There is, at the beginning of the movie, a lot of minute-by-minute, hour-by-hour sitcommy intrusiveness and imposition in Marnie Minervini’s (Susan Sarandon) relationship to her daughter (Rose Byrne). But that dreary cliched device quickly fades into insignificance while the movie figures out vastly more interesting things to do with this woman who’s trying to learn how to handle all the love and money she was left with when her husband died.

It takes about a half hour, true, for that to blossom, but eventually it rises above the sitcom cheesiness. What you’ve got after that is a movie that beautifully puts Sarandon to work.

Sarandon, who’ll be 70 in the fall, is as lovely as Danner was in “I’ll See You In My Dreams.” And in both films, the lives presented are affecting, even rending. (Danner’s a bit more than Sarandon’s, in truth. In Danner’s case she was playing a widow while being, in life, the real widow of successful TV executive Bruce Paltrow.)

“The Meddler” was written and directed by Lorene Scafaria, whose last film was the creative Steve Carrell-Keira Knightley comedy “Seeking a Friend for the End of the World.” Scafaria has a gift for greatly exceeding the grimmer expectations of high-concept plots that look as if they’re a rocket ride into cliche.

Her script for “Nick and Norah’s Infinite Playlist” is a wry and startlingly accurate teen comedy about a long pub crawl by graduating seniors. Its way of dealing with music and social class and teen reality was often first-rate for the kind of thing it was.

“The Meddler” turns into the exact sort of thing such a writer might turn out years later while dealing with the lives at the other end of life (i.e. her mother’s). I suspect that the lousy title and hopelessly sitcommy premise and initial approach were necessary appurtenances to get the movie financed. What happens after that is a real movie takes over – starring one of our most charming actresses,

As good as she has always been, Sarandon has seldom been as good on screen as she can be, not even in “Dead Man Walking” and “Bull Durham.” Many decades ago, I saw her co-star with the majestic Eileen Brennan in the play “A Couple of White Chicks Sitting Around Talking” and her virtuosity in live theater was eye-opening.

What happens here is a well-written character who is inhabited fully from a time of life easy for movies to ignore.

When Marnie, the well-fixed Jersey widow, can’t get her daughter to cooperate in a full partnership in her daughter’s life, she displaces all her instincts elsewhere.

And, to her shock, finds herself feeling an interest in another man two years after her husband’s death. It is there that Scafaria hits the jackpot.

Not only does she have J.K. Simmons fresh from his Oscar, as a potential partner for Sarandon, she writes him as a nicely eccentric figure full of weird angles – a retired cop who keeps egg-laying chickens in his backyard and refuses to deal with his grown daughter’s hostility even though she lives only minutes away.

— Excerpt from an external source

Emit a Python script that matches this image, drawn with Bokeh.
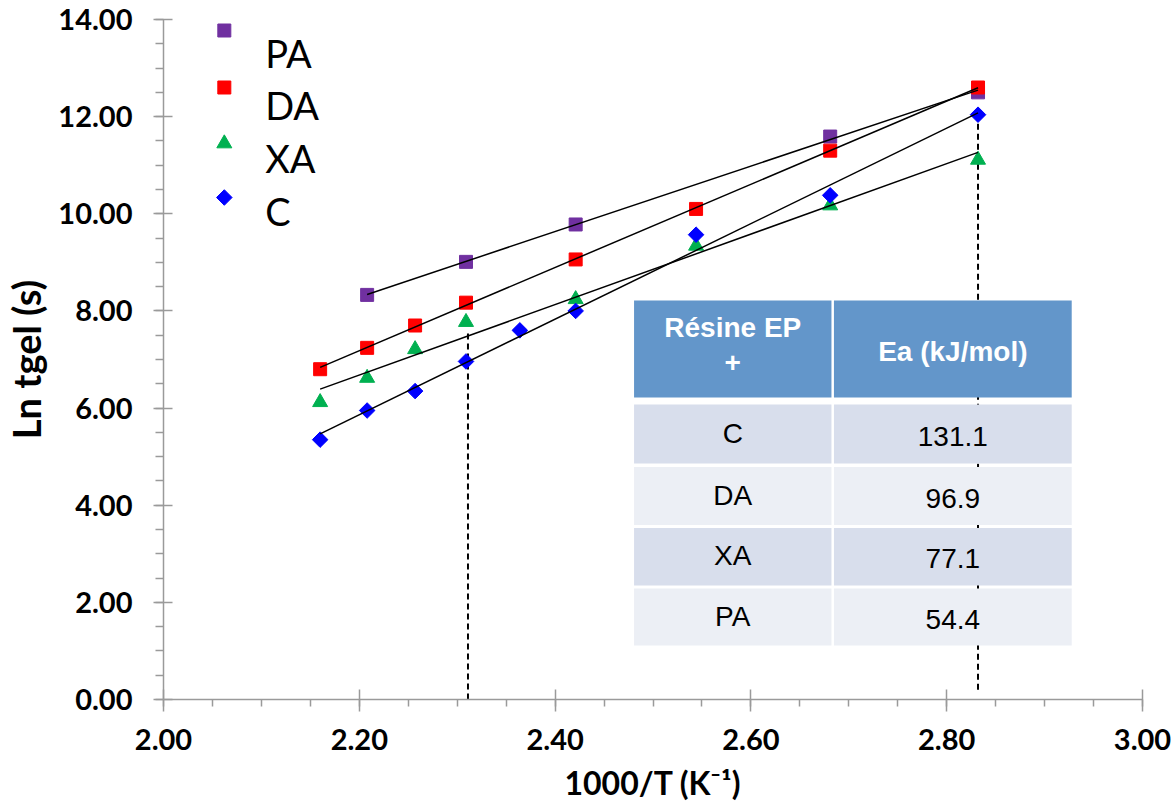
import numpy as np
from bokeh.plotting import figure
from bokeh.models import Range1d, SingleIntervalTicker, NumeralTickFormatter
from bokeh.core.properties import value
from bokeh.embed import file_html
from bokeh.resources import INLINE

# ---------------- data ----------------
x_C = [2.160, 2.208, 2.257, 2.309, 2.364, 2.421, 2.544, 2.681, 2.832]
y_C = [5.35, 5.95, 6.35, 6.96, 7.60, 8.00, 9.57, 10.38, 12.04]

x_DA = [2.160, 2.208, 2.257, 2.309, 2.421, 2.544, 2.681, 2.832]
y_DA = [6.80, 7.24, 7.70, 8.17, 9.06, 10.10, 11.30, 12.60]

x_XA = [2.160, 2.208, 2.257, 2.309, 2.421, 2.544, 2.681, 2.832]
y_XA = [6.12, 6.62, 7.21, 7.77, 8.24, 9.34, 10.17, 11.11]

x_PA = [2.208, 2.309, 2.421, 2.681, 2.832]
y_PA = [8.33, 9.01, 9.78, 11.59, 12.50]

guide_x = [2.311, 2.832]
guide_y0 = [0.0, 0.2]
guide_y1 = [7.55, 11.9]

legend_labels = ["PA", "DA", "XA", "C"]

table_header = ["Résine EP", "+", "Ea (kJ/mol)"]
table_resin = ["C", "DA", "XA", "PA"]
table_ea = ["131.1", "96.9", "77.1", "54.4"]

x_title = "1000/T (K\u207b\u00b9)"
y_title = "Ln tgel (s)"

# ---------------- layout helpers (canvas pixels -> data) ----------------
X0, X1, Y0, Y1 = 2.0, 3.0, 0.0, 14.0
W, H = 1172, 804
FL, FR, FT, FB = 160.0, 1142.0, 19.0, 699.0


def dx(px):
    return X0 + (px - FL) / (FR - FL) * (X1 - X0)


def dy(py):
    return Y0 + (FB - py) / (FB - FT) * (Y1 - Y0)


p = figure(width=W, height=H, x_range=Range1d(X0, X1), y_range=Range1d(Y0, Y1),
           output_backend="svg", toolbar_location=None,
           min_border_left=int(FL), min_border_right=int(W - FR),
           min_border_top=int(FT), min_border_bottom=int(H - FB))
p.outline_line_color = None
p.xgrid.visible = False
p.ygrid.visible = False
p.background_fill_color = "white"
p.border_fill_color = "white"

AX = "#9A9A9A"
FONT = "Lato"

xa = p.xaxis[0]
xa.ticker = SingleIntervalTicker(interval=0.2, num_minor_ticks=4)
xa.formatter = NumeralTickFormatter(format="0.00")
xa.axis_line_color = AX
xa.axis_line_width = 1.5
xa.major_tick_line_color = AX
xa.minor_tick_line_color = AX
xa.major_tick_line_width = 1.5
xa.minor_tick_line_width = 1.5
xa.major_tick_in = 10
xa.major_tick_out = 12
xa.minor_tick_in = 0
xa.minor_tick_out = 7
xa.major_label_text_font = FONT
xa.major_label_text_font_style = "bold"
xa.major_label_text_font_size = "29px"
xa.major_label_text_color = "black"
xa.major_label_standoff = 17
xa.axis_label = x_title
xa.axis_label_text_font = FONT
xa.axis_label_text_font_style = "bold"
xa.axis_label_text_font_size = "32px"
xa.axis_label_text_color = "black"
xa.axis_label_standoff = 10

ya = p.yaxis[0]
ya.ticker = SingleIntervalTicker(interval=2, num_minor_ticks=4)
ya.formatter = NumeralTickFormatter(format="0.00")
ya.axis_line_color = AX
ya.axis_line_width = 1.5
ya.major_tick_line_color = AX
ya.minor_tick_line_color = AX
ya.major_tick_line_width = 1.5
ya.minor_tick_line_width = 1.5
ya.major_tick_in = 9
ya.major_tick_out = 10
ya.minor_tick_in = 0
ya.minor_tick_out = 8
ya.major_label_text_font = FONT
ya.major_label_text_font_style = "bold"
ya.major_label_text_font_size = "29px"
ya.major_label_text_color = "black"
ya.major_label_standoff = 21
ya.axis_label = y_title
ya.axis_label_text_font = FONT
ya.axis_label_text_font_style = "bold"
ya.axis_label_text_font_size = "38px"
ya.axis_label_text_color = "black"
ya.axis_label_standoff = 6

# ---------------- dashed guides ----------------
p.segment(x0=guide_x, y0=guide_y0, x1=guide_x, y1=guide_y1,
          line_color="black", line_width=2, line_dash="6 4")

# ---------------- table ----------------
HEAD = "#6396CA"
ROW_A = "#D8DEEC"
ROW_B = "#ECEFF5"
c1 = (632, 830)
c2 = (832.5, 1071)
head_y = (300, 397)
rows_y = [(404, 463), (466.5, 524.5), (527.5, 585), (588, 645)]

ql, qr, qt, qb, qc = [], [], [], [], []
for cx in (c1, c2):
    ql.append(dx(cx[0])); qr.append(dx(cx[1])); qt.append(dy(head_y[0])); qb.append(dy(head_y[1])); qc.append(HEAD)
    for i, ry in enumerate(rows_y):
        ql.append(dx(cx[0])); qr.append(dx(cx[1])); qt.append(dy(ry[0])); qb.append(dy(ry[1]))
        qc.append(ROW_A if i % 2 == 0 else ROW_B)
p.quad(left=ql, right=qr, top=qt, bottom=qb, fill_color=qc, line_color=None)

cx1 = (c1[0] + c1[1]) / 2
cx2 = (c2[0] + c2[1]) / 2
p.text(x=[dx(cx1), dx(cx1), dx(cx2)], y=[dy(327), dy(362), dy(351)],
       text=table_header,
       text_font=value("Liberation Sans"), text_font_style="bold", text_font_size="28px",
       text_color="white", text_align="center", text_baseline="middle")
ry_c = [(a + b) / 2 for a, b in rows_y]
p.text(x=[dx(cx1)] * 4 + [dx(cx2)] * 4,
       y=[dy(v - 1) for v in ry_c] + [dy(v + 2) for v in ry_c],
       text=table_resin + table_ea,
       text_font=value("Liberation Sans"), text_font_size="28px",
       text_color="black", text_align="center", text_baseline="middle")

# ---------------- series ----------------
styles = {
    "PA": dict(marker="square", size=13, angle=0.0, color="#7030A0"),
    "DA": dict(marker="square", size=13, angle=0.0, color="#FF0000"),
    "XA": dict(marker="triangle", size=15, angle=0.0, color="#00B050"),
    "C": dict(marker="square", size=11, angle=np.pi / 4, color="#0000FF"),
}
series = {"PA": (x_PA, y_PA), "DA": (x_DA, y_DA), "XA": (x_XA, y_XA), "C": (x_C, y_C)}

for name in ["PA", "DA", "XA", "C"]:
    xs, ys = series[name]
    st = styles[name]
    p.scatter(xs, ys, marker=st["marker"], size=st["size"], angle=st["angle"],
              fill_color=st["color"], line_color=st["color"])

for name in ["PA", "DA", "XA", "C"]:
    xs, ys = series[name]
    m, b = np.polyfit(xs, ys, 1)
    xl = [min(xs), max(xs)]
    p.line(xl, [m * v + b for v in xl], line_color="black", line_width=1.5)

# ---------------- legend (key drawn in the plot's upper-left corner) ----------------
key_marker_py = [30, 87, 143, 197]
key_text_py = [52, 104, 157, 210]
for i, name in enumerate(legend_labels):
    st = styles[name]
    p.scatter([dx(221)], [dy(key_marker_py[i])], marker=st["marker"], size=st["size"],
              angle=st["angle"], fill_color=st["color"], line_color=st["color"])
p.text(x=[dx(262)] * 4, y=[dy(v) for v in key_text_py], text=legend_labels,
       text_font=value(FONT), text_font_size="38px", text_color="black",
       text_align="left", text_baseline="middle")

open("out.html", "w").write(file_html(p, INLINE))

“Everyone calls me Zipper,” he says. It’s actually his last name, you see. It also makes an obvious suggestion of where their relationship might go after the business of the film’s plot is over.

He’s contrasted with a widower met at a wedding (Michael McKean) who wants to take Marnie to the Holocaust Museum on a first date and, when, by accident, gets her in his car, wants to get physical before she exits.

Why this film didn’t open here on Mother’s Day, as it did in so many cities, is anyone’s guess. But, in truth, just as it’s too good a role for a Sarandon sitcom, it’s too good for a Mother’s Day film, too.

It’s more incontrovertible evidence: beautiful actresses on the senior tour are finally being provided for very well in American movies.



3.5 (Out of four)

Title: “The Meddler”

Starring: Susan Sarandon, Rose Byrne, J.K. Simmons, Michael McKean

Director: Lorene Scafaria

Running time: 100 minutes

Rating: PG-13 for pot smoking.

The Lowdown: Recent widow from New Jersey joins her daughter in L.A.